Somewhere along the way, someone taught me never to miss an opportunity to express praise, love, gratitude, affection, or admiration. Not just to be aware of those sentiments, but to transmit them, verbally or otherwise, to the recipient. What good does it do if I feel those things, but keep them to myself? Why would I withhold a compliment or thanks if it would serve another person to say them out loud? Maybe it’s important to me because my love currency is words, but I suspect few people don’t feel good when someone tells them: Thank you. I’m grateful for you. The world is better because you’re in it and here’s why.

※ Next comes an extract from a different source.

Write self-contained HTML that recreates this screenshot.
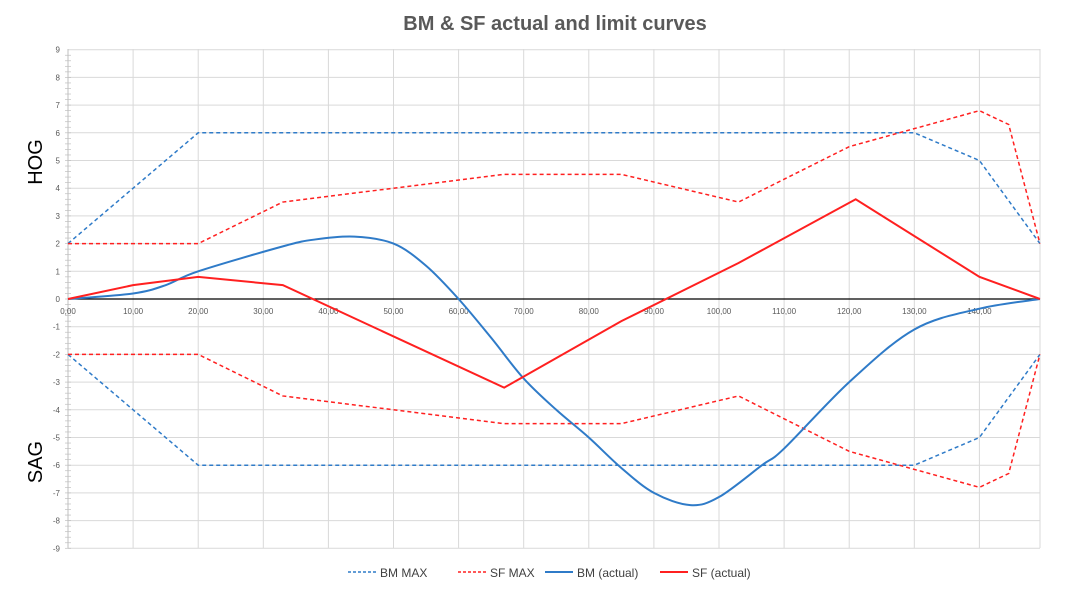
<!DOCTYPE html>
<html><head><meta charset="utf-8"><style>
body{margin:0;background:#fff;width:1083px;height:588px;overflow:hidden;font-family:"Liberation Sans",sans-serif}
</style></head><body>
<svg id="s" width="1083" height="588" xmlns="http://www.w3.org/2000/svg" font-family="Liberation Sans, sans-serif">
<text x="555" y="30" text-anchor="middle" font-size="20" font-weight="bold" fill="#595959">BM &amp; SF actual and limit curves</text>
<text transform="translate(42,162) rotate(-90)" text-anchor="middle" font-size="20" fill="#000">HOG</text>
<text transform="translate(42,462) rotate(-90)" text-anchor="middle" font-size="20" fill="#000">SAG</text>
<g id="g"></g>
<g font-size="12" fill="#404040">
<line x1="348" y1="572" x2="376" y2="572" stroke="#2f7bc8" stroke-width="1.5" stroke-dasharray="3,2"/><text x="380" y="577">BM MAX</text>
<line x1="458" y1="572" x2="486" y2="572" stroke="#ff2020" stroke-width="1.5" stroke-dasharray="3,2"/><text x="490" y="577">SF MAX</text>
<line x1="545" y1="572" x2="573" y2="572" stroke="#2f7bc8" stroke-width="2"/><text x="577" y="577">BM (actual)</text>
<line x1="660" y1="572" x2="688" y2="572" stroke="#ff2020" stroke-width="2"/><text x="692" y="577">SF (actual)</text>
</g>
</svg>
<script>
const X=x=>68+6.51*x, Y=v=>299-27.7*v;
let h='';
for(let i=0;i<=14;i++){h+=`<line x1="${X(i*10)}" y1="49" x2="${X(i*10)}" y2="548" stroke="#d9d9d9"/>`;}
h+=`<line x1="1040" y1="49" x2="1040" y2="548" stroke="#d9d9d9"/>`;
for(let v=-9;v<=9;v++){h+=`<line x1="68" y1="${Y(v)}" x2="1040" y2="${Y(v)}" stroke="#d9d9d9"/>`;
h+=`<text x="60" y="${Y(v)+3}" font-size="8" fill="#595959" text-anchor="end">${v}</text>`;}
for(let v=-9;v<9;v+=0.2){h+=`<line x1="65" y1="${Y(v)}" x2="71" y2="${Y(v)}" stroke="#bfbfbf" stroke-width="0.7"/>`;}
h+=`<line x1="68" y1="49" x2="68" y2="548" stroke="#bfbfbf"/>`;
for(let i=0;i<=14;i++){h+=`<text x="${X(i*10)}" y="314" font-size="8" fill="#595959" text-anchor="middle">${i*10},00</text>`;}
const pl=(pts,c,d,w)=>`<polyline fill="none" stroke="${c}" stroke-width="${w}" ${d?'stroke-dasharray="4,3"':''} points="${pts.map(p=>X(p[0])+','+Y(p[1])).join(' ')}"/>`;
const bm=[[0,2],[20,6],[130,6],[140,5],[149.3,2]];
const sf=[[0,2],[20,2],[33,3.5],[67,4.5],[85,4.5],[103,3.5],[120,5.5],[140,6.8],[144.5,6.3],[149.3,2]];
const neg=a=>a.map(p=>[p[0],-p[1]]);
h+=pl(bm,'#2f7bc8',1,1.5)+pl(neg(bm),'#2f7bc8',1,1.5)+pl(sf,'#ff2020',1,1.5)+pl(neg(sf),'#ff2020',1,1.5);
h+=`<line x1="68" y1="${Y(0)}" x2="1040" y2="${Y(0)}" stroke="#000" stroke-width="1.3"/>`;
const b=[[0,0],[10,0.2],[15,0.5],[20,1],[33,1.9],[38,2.15],[44,2.25],[50,2.0],[55,1.2],[60,0],[65,-1.4],[70,-2.87],[75,-4.0],[80,-5.0],[85,-6.1],[90,-7.0],[95.6,-7.44],[100,-7.15],[106.6,-6],[110,-5.4],[120,-3],[130,-1.1],[140,-0.35],[149.3,0]].map(p=>[X(p[0]),Y(p[1])]);
let d=`M${b[0][0]},${b[0][1]}`;
for(let i=0;i<b.length-1;i++){const p0=b[Math.max(0,i-1)],p1=b[i],p2=b[i+1],p3=b[Math.min(b.length-1,i+2)];
d+=` C${p1[0]+(p2[0]-p0[0])/6},${p1[1]+(p2[1]-p0[1])/6} ${p2[0]-(p3[0]-p1[0])/6},${p2[1]-(p3[1]-p1[1])/6} ${p2[0]},${p2[1]}`;}
h+=`<path d="${d}" fill="none" stroke="#2f7bc8" stroke-width="2"/>`;
h+=pl([[0,0],[10,0.5],[20,0.8],[33,0.5],[67,-3.2],[85,-0.8],[103,1.3],[121,3.6],[140,0.8],[149.3,0]],'#ff2020',0,2);
document.getElementById('g').innerHTML=h;
</script>
</body></html>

The day I curated my ideal bookshelf, I was reminded how very much I loved the book MR. PINE’S PURPLE HOUSE by Leonard Kessler when I was a child. I loved everything about it: the texture of the cover, the illustrations, the story, Mr. Pine’s ultimate victory over uniformity. How many hundreds of times did my mother read it to me before I could read it myself? How many times have I read it to my own children?
My copy has been on my bookshelf for decades, but I’d never thought to look for other books by Mr. Kessler. A simple search returned the website of his most recent publisher, Purple House Press. I called and asked if I were to send them a note to Mr. Kessler, would they mind forwarding it to him. “Oh,” the publisher said, “he wouldn’t mind if I gave you his email address.” So I sent him a note, letting him know how much his book has meant to me.
What I didn’t expect was the beautiful voicemail he left me two days later that made me tear up when I listened to it. The now 93-year-old author of more than 200 books for kids—who may well be responsible for purple being my favorite color and for me becoming a writer—thanked me.
When we talked on the phone later, he told me about the three young adult books he’s working on now, and a little bit about his childhood in Pittsburgh, and the time he shared studio space in New York with his friend Andy Warhol. He told me the key to writing good children’s books is to eliminate. Every word counts. Then he told me his character Mr. Pine was the brother he never had and that he and his wife really did paint their house purple. What a gift, to hear his joyful voice, to learn the story behind the story, and then to have him ask if he could read my book.
At the end of our conversation, he said that after all these years of writing, it’s so nice to be remembered and so nice to hear from a reader, “I like your books!”
Lenny, as he asked me to call him, gave me another gift, which I received in the mail today. Not just the signed, 40th anniversary edition of MR. PINE’S PURPLE HOUSE, or the happy illustration on the envelope, not even the letter in which he explained how much and why he liked THE WORD BURGLAR. The real treasure is the connection. The fact that I got to tell him how much he and his work mean to me and that he heard it and that he offered it back.
If I am ever known for anything, I hope it will be for spending my love currency wisely by expressing my appreciation for the deeds and attributes and actions of others, generously and spontaneously. I can think of no higher purpose for my words to serve.
Thank you again, Lenny. You’ve inspired me yet again.